Dienstag, 27. August 2019

(Bastei Lübbe, 352 S., Tb.)
Ende August 1947 erfuhr der leitende Bankangestellte Andy Dufresne, dass seine Frau Linda mit dem Golfprofi Glenn Quentin eine Affäre hatte. Nach einem heftigen Streit und Lindas Wunsch nach einer Scheidung in Reno wurde das Liebespaar in Quentins Liebesnest erschossen aufgefunden. Die Jury sah es als erwiesen an, dass Dufresne seine Frau und ihren Liebhaber mit je vier Schüssen niederstreckte, nachdem er sich zwei Tage vorher in der Pfandleihe eine Waffe gekauft und eine hohe Lebensversicherung für sich und seine Frau abgeschlossen hatte, durch die er 50.000 Dollar bei einem Freispruch erhalten würde.

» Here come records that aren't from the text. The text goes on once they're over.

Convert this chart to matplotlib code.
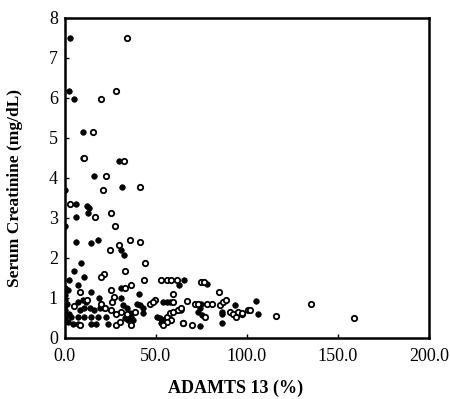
import matplotlib
matplotlib.use("Agg")
import matplotlib.pyplot as plt

# ADAMTS 13 activity (%) vs serum creatinine (mg/dL)
filled_x = [2.7, 2.2, 5.1, 9.9, 10.0, 29.7, 16.1, 31.3, 0, 5.9, 12.3, 13.2, 12.8, 6.4, 0,
            5.9, 14.6, 18.0, 31.1, 32.4, 8.8, 4.9, 2.2, 10.4, 7.3, 65.6, 62.6, 0, 14.5, 0,
            0, 0, 0, 0, 7.5, 9.9, 11.7, 19.0, 8.1, 10.8, 13.6, 16.3, 19.1, 21.8, 3.5,
            7.1, 10.8, 14.5, 18.1, 22.7, 4.4, 7.1, 14.5, 17.2, 23.6, 40.8, 31.1, 54.0, 55.9,
            57.7, 39.7, 41.2, 42.7, 43.0, 50.4, 52.2, 54.0, 53.1, 31.1, 32.0, 33.9, 35.7, 36.6,
            33.0, 34.8, 37.5, 77.9, 64.1, 74.6, 74.2, 73.3, 75.1, 74.2, 86.1, 86.6, 86.6, 93.4,
            93.4, 105.0, 105.9, 1.5, 1.0, 2.5, 1.5]
filled_y = [7.5, 6.17, 5.98, 5.15, 4.5, 4.43, 4.05, 3.78, 3.7, 3.35, 3.3, 3.26, 3.12, 3.03, 2.8,
            2.41, 2.38, 2.45, 2.2, 2.08, 1.87, 1.68, 1.45, 1.52, 1.32, 1.45, 1.32, 1.25, 1.16, 1.08,
            0.95, 0.83, 0.7, 0.5, 0.91, 0.95, 0.91, 0.99, 0.7, 0.75, 0.75, 0.7, 0.75, 0.75, 0.52,
            0.52, 0.52, 0.52, 0.52, 0.52, 0.35, 0.35, 0.35, 0.35, 0.35, 1.09, 1.25, 0.91, 0.91,
            0.91, 0.84, 0.82, 0.74, 0.62, 0.53, 0.49, 0.45, 0.37, 0.99, 0.82, 0.74, 0.62, 0.53,
            0.49, 0.45, 0.45, 1.34, 0.7, 0.84, 0.74, 0.66, 0.57, 0.31, 0.66, 0.59, 0.37, 0.82,
            0.57, 0.93, 0.59, 1.2, 0.85, 0.6, 0.4]

open_x = [34.0, 19.8, 27.9, 15.6, 10.6, 32.4, 22.5, 21.0, 41.2, 2.7, 16.7, 25.6, 27.5, 24.7,
          29.9, 35.7, 41.2, 44.3, 21.6, 20.1, 33.1, 43.6, 36.6, 53.1, 55.9, 58.6, 61.4, 59.5,
          8.1, 25.5, 27.3, 25.5, 22.3, 8.1, 28.2, 33.0, 49.5, 46.7, 48.5, 59.5, 38.5, 55.9,
          57.7, 59.5, 62.3, 64.1, 58.6, 55.9, 54.0, 65.0, 31.1, 33.9, 36.6, 30.2, 74.6, 76.4,
          84.6, 67.2, 71.4, 73.3, 77.9, 80.6, 76.9, 65.0, 70.1, 85.2, 87.0, 88.8, 90.7, 92.5,
          94.3, 97.1, 95.2, 100.7, 97.6, 101.7, 115.9, 135.5, 158.8, 5.0, 12.0, 20.0, 26.0, 28.0]
open_y = [7.5, 5.97, 6.18, 5.15, 4.5, 4.43, 4.05, 3.7, 3.78, 3.35, 3.03, 3.12, 2.8, 2.2,
          2.32, 2.45, 2.41, 1.87, 1.59, 1.52, 1.68, 1.45, 1.32, 1.45, 1.45, 1.45, 1.45, 1.1,
          1.14, 1.2, 1.03, 0.7, 0.75, 0.33, 0.33, 1.24, 0.95, 0.84, 0.91, 0.91, 0.66, 0.53,
          0.62, 0.66, 0.7, 0.74, 0.45, 0.41, 0.33, 0.37, 0.66, 0.59, 0.33, 0.41, 1.39, 1.39,
          1.16, 0.93, 0.84, 0.84, 0.84, 0.84, 0.53, 0.37, 0.33, 0.82, 0.91, 0.95, 0.66, 0.59,
          0.53, 0.59, 0.64, 0.7, 0.62, 0.7, 0.56, 0.84, 0.51, 0.8, 0.95, 0.85, 0.9, 0.6]

x_ticks = [0, 50, 100, 150, 200]
x_labels = ["0.0", "50.0", "100.0", "150.0", "200.0"]
y_ticks = [0, 1, 2, 3, 4, 5, 6, 7, 8]

plt.rcParams["font.family"] = ["Liberation Serif", "DejaVu Serif"]

fig = plt.figure(figsize=(4.5, 3.99), dpi=100)
ax = fig.add_axes([0.144, 0.153, 0.809, 0.802])

ax.scatter(filled_x, filled_y, s=16, c="black", edgecolors="black", linewidths=0.5, zorder=3)
ax.scatter(open_x, open_y, s=15, facecolors="white", edgecolors="black", linewidths=1.3, zorder=3)

ax.set_xlim(0, 200)
ax.set_ylim(0, 8)
ax.set_xticks(x_ticks)
ax.set_xticklabels(x_labels)
ax.set_yticks(y_ticks)
ax.tick_params(direction="in", length=3, width=1, labelsize=13)
ax.tick_params(axis="x", pad=7)
ax.tick_params(axis="y", pad=5)
for sp in ax.spines.values():
    sp.set_linewidth(1.8)

ax.set_xlabel("ADAMTS 13 (%)", fontsize=13, fontweight="bold")
ax.set_ylabel("Serum Creatinine (mg/dL)", fontsize=12.5, fontweight="bold")
ax.xaxis.set_label_coords(0.47, -0.13)
ax.yaxis.set_label_coords(-0.115, 0.47)

fig.savefig("out.png", dpi=100)
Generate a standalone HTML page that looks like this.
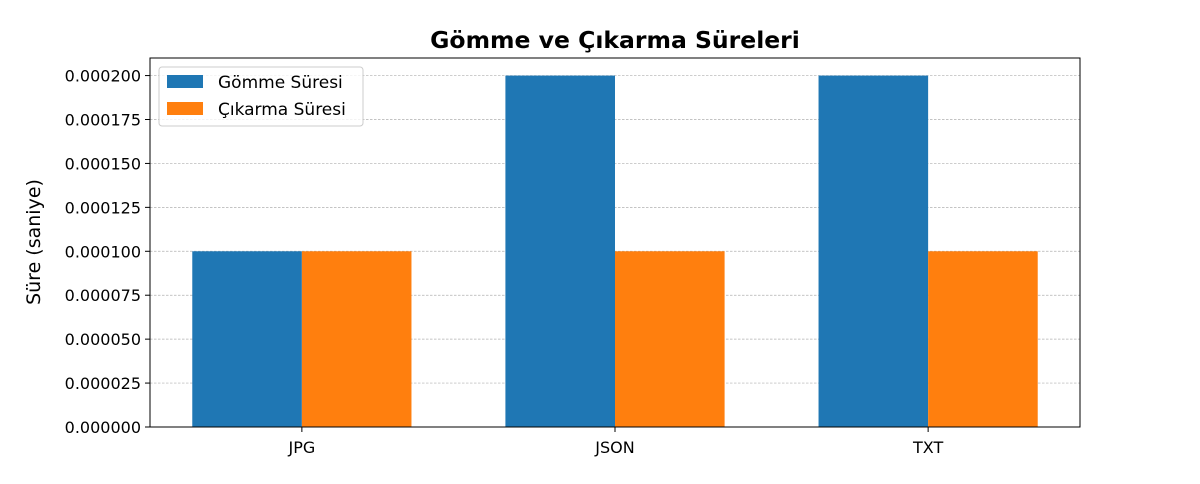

Stattdessen wurde Andy, der stets seine Unschuld beteuert hat, im Alter von dreißig Jahren zu einer lebenslangen Haft in Shawshank verurteilt, wo er sich mit Red anfreundet, einem Mann, der wegen Mordes an seiner Frau einsitzt und für die Häftlinge alles Mögliche besorgt, Pralinen, Alkohol, Pornomagazine und Scherzartikel.
Andy fragt Red nach einem Gesteinshammer und Poliertüchern, mit denen er Steine bearbeiten kann, dann nach einem Poster mit Rita Hayworth, die über die Jahre anderen Pin-up-Girls wie Jane Mansfield und Raquel Welch weichen muss. Als Andy 1963 durch einen Mitgefangenen einen Hinweis darauf bekommt, dass seine Unschuld bewiesen werden könnte, macht ihm der Gefängnisdirektor Norton allerdings einen Strich durch die Rechnung, und Andy verfolgt ernsthafte Pläne für einen Ausbruch …

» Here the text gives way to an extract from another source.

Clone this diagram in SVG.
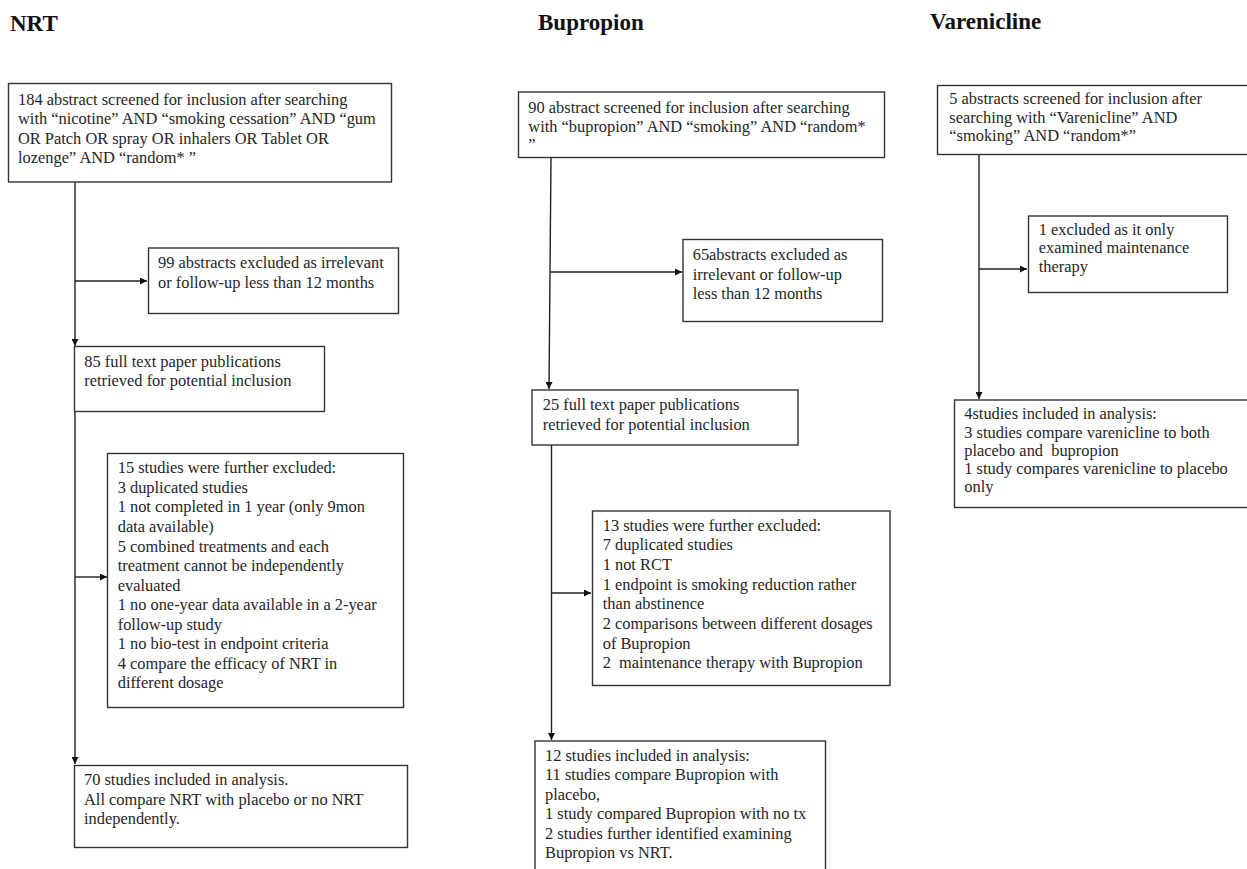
<svg xmlns="http://www.w3.org/2000/svg" width="1247" height="869" viewBox="0 0 1247 869">
<style>
.box{fill:#fff;stroke:#333;stroke-width:1.4}
.t{font-family:"Liberation Serif","Times New Roman",serif;font-size:16.4px;fill:#262626}
.h{font-family:"Liberation Serif","Times New Roman",serif;font-size:23px;font-weight:bold;fill:#111}
.c{fill:none;stroke:#222;stroke-width:1.4}
</style>
<defs>
<marker id="ah" viewBox="0 0 10 10" refX="10" refY="5" markerWidth="7" markerHeight="7" markerUnits="userSpaceOnUse" orient="auto">
<path d="M0,0 L10,5 L0,10 z" fill="#111"/>
</marker>
</defs>
<rect width="1247" height="869" fill="#fff"/>

<g id="titles">
<text class="h" x="10" y="31">NRT</text>
<text class="h" x="538" y="30">Bupropion</text>
<text class="h" x="930" y="29">Varenicline</text>
</g>

<g id="connectors">
<path class="c" d="M75,182 V346" marker-end="url(#ah)"/>
<path class="c" d="M75,281 H147" marker-end="url(#ah)"/>
<path class="c" d="M75,411 V764" marker-end="url(#ah)"/>
<path class="c" d="M75,577 H107" marker-end="url(#ah)"/>
<path class="c" d="M551,157 L549,389" marker-end="url(#ah)"/>
<path class="c" d="M550.5,272 H682" marker-end="url(#ah)"/>
<path class="c" d="M551.5,445 V740" marker-end="url(#ah)"/>
<path class="c" d="M551.5,593 H591" marker-end="url(#ah)"/>
<path class="c" d="M979,154 V399" marker-end="url(#ah)"/>
<path class="c" d="M979,269 H1027" marker-end="url(#ah)"/>
</g>

<g id="nrt-search">
<rect class="box" x="8.5" y="83.5" width="383" height="98.5"/>
<text class="t" x="18" y="105">184 abstract screened for inclusion after searching<tspan x="18" y="124.3">with “nicotine” AND “smoking cessation” AND “gum</tspan><tspan x="18" y="143.5">OR Patch OR spray OR inhalers OR Tablet OR</tspan><tspan x="18" y="162.7">lozenge” AND “random* ”</tspan></text>
</g>

<g id="nrt-excluded1">
<rect class="box" x="148.5" y="248" width="250" height="65.5"/>
<text class="t" x="158" y="268.3">99 abstracts excluded as irrelevant<tspan x="158" y="288.3">or follow-up less than 12 months</tspan></text>
</g>

<g id="nrt-fulltext">
<rect class="box" x="74.5" y="346.5" width="250" height="65"/>
<text class="t" x="84.3" y="366.7">85 full text paper publications<tspan x="84.3" y="385.7">retrieved for potential inclusion</tspan></text>
</g>

<g id="nrt-excluded2">
<rect class="box" x="107.5" y="453.5" width="296" height="254"/>
<text class="t" x="117.7" y="473.3">15 studies were further excluded:<tspan x="117.7" dy="19.55">3 duplicated studies</tspan><tspan x="117.7" dy="19.55">1 not completed in 1 year (only 9mon</tspan><tspan x="117.7" dy="19.55">data available)</tspan><tspan x="117.7" dy="19.55">5 combined treatments and each</tspan><tspan x="117.7" dy="19.55">treatment cannot be independently</tspan><tspan x="117.7" dy="19.55">evaluated</tspan><tspan x="117.7" dy="19.55">1 no one-year data available in a 2-year</tspan><tspan x="117.7" dy="19.55">follow-up study</tspan><tspan x="117.7" dy="19.55">1 no bio-test in endpoint criteria</tspan><tspan x="117.7" dy="19.55">4 compare the efficacy of NRT in</tspan><tspan x="117.7" dy="19.55">different dosage</tspan></text>
</g>

<g id="nrt-included">
<rect class="box" x="74.5" y="765.5" width="333" height="82"/>
<text class="t" x="84" y="785">70 studies included in analysis.<tspan x="84" y="804.7">All compare NRT with placebo or no NRT</tspan><tspan x="84" y="824.3">independently.</tspan></text>
</g>

<g id="bup-search">
<rect class="box" x="518.5" y="92" width="366" height="65.5"/>
<text class="t" x="528.3" y="113.3">90 abstract screened for inclusion after searching<tspan x="528.3" y="131.7">with “bupropion” AND “smoking” AND “random*</tspan><tspan x="528.3" y="150">”</tspan></text>
</g>

<g id="bup-excluded1">
<rect class="box" x="683" y="239.5" width="199.5" height="82"/>
<text class="t" x="692.7" y="260">65abstracts excluded as<tspan x="692.7" y="279.7">irrelevant or follow-up</tspan><tspan x="692.7" y="299.3">less than 12 months</tspan></text>
</g>

<g id="bup-fulltext">
<rect class="box" x="532" y="390" width="266" height="55"/>
<text class="t" x="542.7" y="410">25 full text paper publications<tspan x="542.7" y="430">retrieved for potential inclusion</tspan></text>
</g>

<g id="bup-excluded2">
<rect class="box" x="592.5" y="511" width="297.5" height="174.5"/>
<text class="t" x="602.7" y="530.7" xml:space="preserve">13 studies were further excluded:<tspan x="602.7" dy="19.67">7 duplicated studies</tspan><tspan x="602.7" dy="19.67">1 not RCT</tspan><tspan x="602.7" dy="19.67">1 endpoint is smoking reduction rather</tspan><tspan x="602.7" dy="19.67">than abstinence</tspan><tspan x="602.7" dy="19.67">2 comparisons between different dosages</tspan><tspan x="602.7" dy="19.67">of Bupropion</tspan><tspan x="602.7" dy="19.67">2  maintenance therapy with Bupropion</tspan></text>
</g>

<g id="bup-included">
<rect class="box" x="535" y="741" width="290.5" height="140"/>
<text class="t" x="545" y="760.7">12 studies included in analysis:<tspan x="545" dy="19.5">11 studies compare Bupropion with</tspan><tspan x="545" dy="19.5">placebo,</tspan><tspan x="545" dy="19.5">1 study compared Bupropion with no tx</tspan><tspan x="545" dy="19.5">2 studies further identified examining</tspan><tspan x="545" dy="19.5">Bupropion vs NRT.</tspan></text>
</g>

<g id="var-search">
<rect class="box" x="937.5" y="85.5" width="320" height="69"/>
<text class="t" x="949.3" y="104.3">5 abstracts screened for inclusion after<tspan x="949.3" y="122.7">searching with “Varenicline” AND</tspan><tspan x="949.3" y="140.7">“smoking” AND “random*”</tspan></text>
</g>

<g id="var-excluded">
<rect class="box" x="1028.5" y="216" width="199" height="76.5"/>
<text class="t" x="1038.7" y="235">1 excluded as it only<tspan x="1038.7" y="253.3">examined maintenance</tspan><tspan x="1038.7" y="271.7">therapy</tspan></text>
</g>

<g id="var-included">
<rect class="box" x="954.5" y="400" width="303" height="107.5"/>
<text class="t" x="964.3" y="419.3" xml:space="preserve">4studies included in analysis:<tspan x="964.3" dy="18.25">3 studies compare varenicline to both</tspan><tspan x="964.3" dy="18.25">placebo and  bupropion</tspan><tspan x="964.3" dy="18.25">1 study compares varenicline to placebo</tspan><tspan x="964.3" dy="18.25">only</tspan></text>
</g>
</svg>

„Er hatte fünfhundert Dollar im Arsch stecken, als er reinkam, aber irgendwie hat der Kerl noch etwas anderes mit reingebracht. Vielleicht ein gesundes Selbstwertgefühl oder die Ahnung, dass er auf lange Sicht gewinnen würde … Vielleicht war es auch ein Gefühl der Freiheit, das ihn innerhalb dieser gottverdammten grauen Mauern nicht verließ. Er trug eine Art inneres Licht mit sich herum.“ (S. 50) 

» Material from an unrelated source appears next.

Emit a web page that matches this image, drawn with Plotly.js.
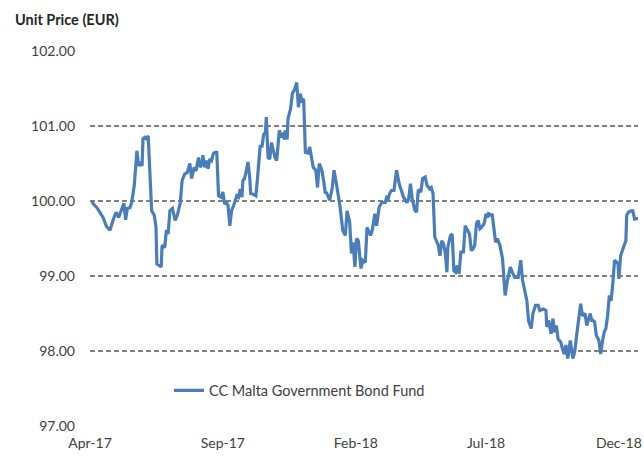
<!DOCTYPE html>
<html>
<head>
<meta charset="utf-8">
<script src="https://cdn.plot.ly/plotly-3.0.1.min.js"></script>
<style>html,body{margin:0;padding:0;background:#fff;}#chart{width:644px;height:457px;}</style>
</head>
<body>
<div id="chart"></div>
<script>
const seriesName = "CC Malta Government Bond Fund";
const yTitle = "Unit Price (EUR)";
const yTickVals = [97, 98, 99, 100, 101, 102];
const yTickText = ["97.00", "98.00", "99.00", "100.00", "101.00", "102.00"];
const xTickVals = ["2017-04-01", "2017-09-01", "2018-02-01", "2018-07-01", "2018-12-01"];
const xTickText = ["Apr-17", "Sep-17", "Feb-18", "Jul-18", "Dec-18"];

const dates = [
"2017-04-03","2017-04-05","2017-04-09","2017-04-13","2017-04-16","2017-04-20","2017-04-24","2017-04-28",
"2017-05-01","2017-05-04","2017-05-08","2017-05-10","2017-05-12","2017-05-14","2017-05-17","2017-05-19",
"2017-05-22","2017-05-24","2017-05-25","2017-05-27","2017-05-29","2017-05-31",
"2017-06-01","2017-06-03","2017-06-05","2017-06-07","2017-06-09","2017-06-11","2017-06-14","2017-06-16",
"2017-06-17","2017-06-19","2017-06-22","2017-06-23","2017-06-26","2017-06-28","2017-06-30",
"2017-07-02","2017-07-05","2017-07-08","2017-07-11","2017-07-14","2017-07-16","2017-07-19","2017-07-22",
"2017-07-25","2017-07-27","2017-07-30",
"2017-08-01","2017-08-04","2017-08-06","2017-08-08","2017-08-09","2017-08-11","2017-08-13","2017-08-15",
"2017-08-17","2017-08-19","2017-08-21","2017-08-23","2017-08-25","2017-08-27","2017-08-30",
"2017-09-01","2017-09-03","2017-09-05","2017-09-07","2017-09-09","2017-09-11","2017-09-14","2017-09-17",
"2017-09-19","2017-09-21","2017-09-23","2017-09-24","2017-09-26","2017-09-28","2017-09-30",
"2017-10-02","2017-10-03","2017-10-06","2017-10-09","2017-10-11","2017-10-13","2017-10-14","2017-10-16",
"2017-10-18","2017-10-20","2017-10-21","2017-10-23","2017-10-25","2017-10-27","2017-10-29","2017-10-31",
"2017-11-02","2017-11-03","2017-11-05","2017-11-07","2017-11-09","2017-11-11","2017-11-12","2017-11-14",
"2017-11-15","2017-11-18","2017-11-20","2017-11-23","2017-11-25","2017-11-27","2017-11-29",
"2017-12-01","2017-12-03","2017-12-05","2017-12-08","2017-12-10","2017-12-14","2017-12-17","2017-12-19",
"2017-12-21","2017-12-24","2017-12-26","2017-12-28","2017-12-29",
"2018-01-02","2018-01-05","2018-01-07","2018-01-10","2018-01-14","2018-01-17","2018-01-20","2018-01-22",
"2018-01-25","2018-01-27","2018-01-29","2018-01-31",
"2018-02-02","2018-02-04","2018-02-07","2018-02-09","2018-02-12","2018-02-14","2018-02-17","2018-02-18",
"2018-02-20","2018-02-23","2018-02-25","2018-02-28",
"2018-03-03","2018-03-07","2018-03-09","2018-03-10","2018-03-12","2018-03-14","2018-03-17","2018-03-20",
"2018-03-23","2018-03-26","2018-03-28",
"2018-04-01","2018-04-03","2018-04-05","2018-04-07","2018-04-10","2018-04-12","2018-04-14","2018-04-17",
"2018-04-19","2018-04-22","2018-04-24","2018-04-27","2018-04-29",
"2018-05-01","2018-05-03","2018-05-05","2018-05-07","2018-05-09","2018-05-11","2018-05-13","2018-05-15",
"2018-05-17","2018-05-18","2018-05-21","2018-05-23","2018-05-25","2018-05-27","2018-05-29","2018-05-31",
"2018-06-02","2018-06-05","2018-06-07","2018-06-09","2018-06-12","2018-06-14","2018-06-16","2018-06-18",
"2018-06-20","2018-06-22","2018-06-24","2018-06-26","2018-06-29",
"2018-07-01","2018-07-03","2018-07-04","2018-07-07","2018-07-08","2018-07-10","2018-07-12","2018-07-14",
"2018-07-17","2018-07-20","2018-07-21","2018-07-23","2018-07-25","2018-07-28","2018-07-29",
"2018-08-01","2018-08-03","2018-08-07","2018-08-10","2018-08-12","2018-08-15","2018-08-17","2018-08-19",
"2018-08-21","2018-08-22","2018-08-24","2018-08-27","2018-08-30",
"2018-09-01","2018-09-05","2018-09-08","2018-09-09","2018-09-11","2018-09-14","2018-09-16","2018-09-18",
"2018-09-20","2018-09-22","2018-09-25","2018-09-27","2018-09-29",
"2018-10-01","2018-10-03","2018-10-04","2018-10-06","2018-10-09","2018-10-11","2018-10-14","2018-10-16",
"2018-10-18","2018-10-20","2018-10-23","2018-10-25","2018-10-27","2018-10-29","2018-10-31",
"2018-11-01","2018-11-03","2018-11-05","2018-11-08","2018-11-10","2018-11-12","2018-11-14","2018-11-16",
"2018-11-18","2018-11-20","2018-11-22","2018-11-24","2018-11-26","2018-11-28","2018-11-30",
"2018-12-01","2018-12-03","2018-12-05","2018-12-07","2018-12-09","2018-12-10","2018-12-12","2018-12-15",
"2018-12-17","2018-12-19","2018-12-23"
];

const prices = [
100.00,99.96,99.91,99.83,99.78,99.66,99.61,99.76,
99.85,99.78,99.91,99.97,99.75,99.90,99.91,99.98,
100.21,100.50,100.67,100.47,100.50,100.47,
100.83,100.85,100.83,100.87,100.27,99.87,99.81,99.65,
99.16,99.14,99.12,99.41,99.38,99.61,99.56,
99.87,99.90,99.74,99.83,99.98,100.27,100.36,100.38,
100.50,100.30,100.45,
100.40,100.58,100.45,100.50,100.61,100.45,100.54,100.43,
100.56,100.54,100.63,100.65,100.65,100.07,100.05,
100.12,99.96,99.98,99.94,99.67,99.87,99.96,100.07,
100.05,100.16,100.05,100.27,100.30,100.41,100.52,
100.30,100.10,100.09,100.07,100.32,100.54,100.74,100.72,
100.89,100.91,101.12,100.58,100.56,100.78,100.67,100.58,
100.54,100.67,100.94,100.87,100.89,100.82,100.94,100.82,
101.10,101.23,101.43,101.50,101.58,101.25,101.43,
101.34,101.36,100.65,100.64,100.72,100.45,100.41,100.18,
100.50,100.41,100.27,100.10,100.12,
100.01,100.18,100.41,100.21,99.92,99.61,99.54,99.87,
99.72,99.30,99.45,99.12,
99.50,99.47,99.10,99.21,99.18,99.65,99.58,99.54,
99.61,99.83,99.67,99.92,
99.98,99.98,100.07,100.01,100.10,100.14,100.14,100.41,
100.23,100.12,100.05,
99.98,100.03,100.23,100.03,99.88,99.85,100.15,100.12,
100.30,100.32,100.21,100.16,100.18,
100.10,99.52,99.45,99.41,99.27,99.47,99.43,99.32,
99.05,99.38,99.54,99.56,99.07,99.05,99.14,99.03,
99.32,99.32,99.67,99.63,99.56,99.34,99.36,99.41,
99.70,99.74,99.63,99.65,99.70,
99.83,99.78,99.83,99.81,99.83,99.67,99.45,99.50,
99.41,99.23,99.03,98.74,98.90,99.07,99.12,
99.03,98.98,98.98,99.21,98.95,98.80,98.67,98.40,
98.35,98.30,98.50,98.61,98.61,
98.54,98.56,98.54,98.32,98.41,98.23,98.43,98.25,
98.34,98.16,98.12,98.03,97.96,
98.08,97.90,97.96,98.14,97.90,97.98,98.27,98.50,
98.63,98.47,98.50,98.34,98.43,98.50,98.39,
98.41,98.39,98.21,98.14,97.96,98.12,98.25,98.30,
98.47,98.74,98.67,98.90,99.21,99.19,99.16,
98.96,99.27,99.34,99.41,99.47,99.81,99.85,99.87,
99.87,99.76,99.77
];

const font = "Lato, 'Open Sans', sans-serif";
const textColor = "#404040";

const trace = {
  x: dates, y: prices, type: "scatter", mode: "lines", name: seriesName,
  line: {color: "#4a7ebb", width: 3.2}
};

const layout = {
  width: 644, height: 457,
  margin: {l: 90, r: 6, t: 51, b: 31},
  paper_bgcolor: "#ffffff", plot_bgcolor: "#ffffff",
  font: {family: font, size: 14, color: textColor},
  showlegend: true,
  legend: {
    x: 0.144, y: 0.095, xanchor: "left", yanchor: "middle",
    bgcolor: "rgba(0,0,0,0)", borderwidth: 0,
    font: {family: font, size: 14.5, color: textColor}
  },
  xaxis: {
    type: "date",
    range: ["2017-04-01", "2018-12-23"],
    tickmode: "array", tickvals: xTickVals, ticktext: xTickText,
    showgrid: false, zeroline: false, showline: false, ticks: "",
    ticklabelstandoff: 7,
    tickfont: {family: font, size: 14, color: textColor}
  },
  yaxis: {
    range: [97, 102],
    tickmode: "array", tickvals: yTickVals, ticktext: yTickText,
    showgrid: true, gridcolor: "#808080", gridwidth: 1.8, griddash: "5px,3px",
    zeroline: false, showline: false, ticks: "",
    ticklabelstandoff: 14,
    tickfont: {family: font, size: 14, color: textColor}
  },
  annotations: [{
    text: "<b>" + yTitle + "</b>", xref: "paper", yref: "paper",
    x: -0.141, y: 1.055, xanchor: "left", yanchor: "bottom",
    showarrow: false,
    font: {family: font, size: 14.5, color: "#262626"}
  }]
};

Plotly.newPlot("chart", [trace], layout, {displayModeBar: false, responsive: false});
</script>
</body>
</html>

Mit der vier Novellen umfassenden „Jahreszeiten“-Anthologie hat Stephen King 1982 den eindrucksvollen Beweis angetreten, dass er nicht einfach nur der erfolgreichste Horror-Schriftsteller aller Zeiten, sondern einfach ein guter Geschichtenerzähler ist. „Pin-up“ ist eine wunderbare Geschichte über Hoffnung und Freundschaft, und die 1994 durch Frank Darabont erfolgte Verfilmung unter dem Titel „Die Verurteilten“ zählt bis heute fraglos zu den besten Stephen-King-Verfilmungen überhaupt – ohne auch nur eine Spur von übersinnlichen Elementen in sich zu tragen. Stattdessen gibt sich King viel Mühe, den Gefängnisalltag in Shawshank, die Beziehungen der Insassen untereinander eindrücklich zu beschreiben. Am meisten Raum nehmen die Erinnerungen des Ich-Erzählers Red über Andy Dufresne ein, der sich mit seiner ernsten, unaufdringlichen Art nicht nur gegen die sexuellen Übergriffe der „Schwestern“ zur Wehr gesetzt hat, sondern auch die Bestände der Bibliothek aufgestockt den Wärtern bei ihren Steuererklärungen und Investitionsplänen ausgeholfen hat.
In „Der Musterschüler“ entdeckt der 13-jährige Todd Bowden, dass sein Nachbar Arthur Denker der gesuchte NS-Verbrecher Kurt Dussander ist. Nachdem er ihm eine Zeitlang hinterherspioniert und Fotos von dem ehemaligen Kommandanten des Vernichtungslagers Patin gemacht hat, stellt er ihn zuhause zur Rede und erpresst ihn dazu, ihm alles über die begangenen Verbrechen zu erzählen. Todd ist so fasziniert von den Erzählungen des alten Mannes, dass seine zuvor hervorragenden schulischen Leistungen darunter zu leiden beginnen. Die Beziehung zwischen Todd und Dussander entwickelt eine gefährliche Eigendynamik, denn beide beginnen unabhängig voneinander, Obdachlose zu töten … „Der Musterschüler“, 1998 von Bryan Singer verfilmt, fesselt vor allem durch die psychologische Spannung, die zwischen dem bislang unentdeckten Kriegsverbrecher und dem neugierigen Jungen über die Jahre entsteht, bis aus dem Jungen ein junger Mann wird, der durch die Erzählungen des Alten selbst zum Morden animiert wird.